Contrary to Pele’s bold prediction that “an African team will win the World Cup before the year 2000,” no country from outside of Europe and South America has ever won the tournament. This trend won’t be broken at Brazil 2014, with two teams each from football’s strongholds – Holland and Germany from Europe; Brazil and Argentina from South America – having progressed to the semi-finals.
Africa hoped it would end the messianic wait for its first world champions in South Africa four years ago, but the fact remains that no team from the continent has ever made the semi-finals. South Korea’s third place finish when they hosted the competition in 2002 is Asia’s best finish, and no Asian teams qualified for the knockout phases this time around.

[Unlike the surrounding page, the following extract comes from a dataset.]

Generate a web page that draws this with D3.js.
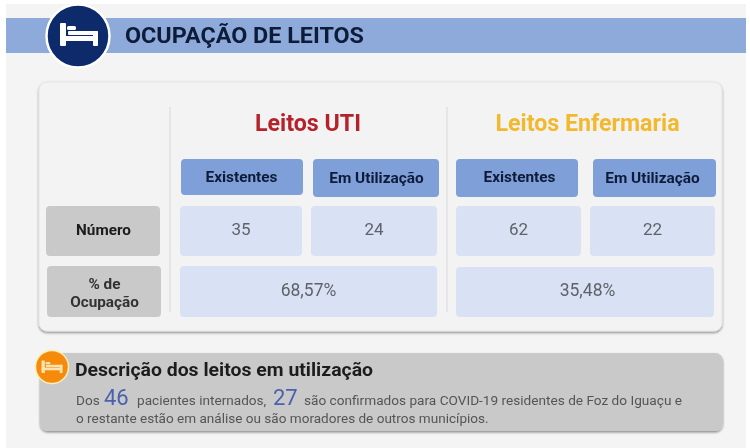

So does looking at the data demonstrate the dominance of the European and South American regions? For a start the breakdown of the teams that progressed to the knockout stages is significant – 6 European teams and 5 South American teams made up the majority of the Round of 16, with 3 from CONCACAF (North & Central America) and 2 from Africa.
Led by Chile (31.5), the South American teams are the Kings of Creativity, producing an average of 19.28 mid-high scoring chances per game to Europe’s 16.06, with Africa (13.32), Asia (12.03) and CONCACAF (10.43) lagging behind. Argentina (26.6), Germany (23.2), Brazil (20) and France (19.9) have been the next best after Chile at carving out opportunities.
“Tiki-taka is Dead!”, screamed German tabloid newspaper Bild after holders Spain exited the tournament, but our data reveals that the European passing game is very much alive, and could lie in the hands of Germany themselves. Joachim Low’s men average the highest number of passing-style build-up moves (66) per game at the World Cup. Europe’s overall average of 48.22 beats South America’s 39.00, with CONCACAF 36.45, Africa 36.14 and Asia 35.85.
The evidence suggests a counter-attacking strategy is favoured by the South American sides. They average 16.5 counter attack-style build-up moves per game, with none of the other four continents passing 15.
It looks like African teams could work on their long balls. They average the lowest percentage of quality build-up moves when taking the direct route – 10% – compared to the other continents. Argentina could be advised to be wary of lofted balls when they play Holland in the semi-finals, Louis Van Gaal’s men’s 15.2 long ball average is higher than any of the 32 participating teams with the exception of Honduras (15.3).
Who has their shooting boots on? Europe is ‘top of the shots’ with an average of 14.53 per game to South America’s 12.93. However, it seems the South Americans are more clinical, with a goals per game average of 1.83 (the highest of any continent) with Europe next on 1.55. Asia have the lowest goals per game average – 0.75. Holland’s average (2.20) is the highest of any country in the tournament.
Europe’s statistical story at the 2014 World Cup so far is promising, pointing to goals and a commitment to keeping the ball. However, if a European team is to triumph in Brazil they will have to break their own hoodoo – no team from Europe has ever won a World Cup hosted in South America.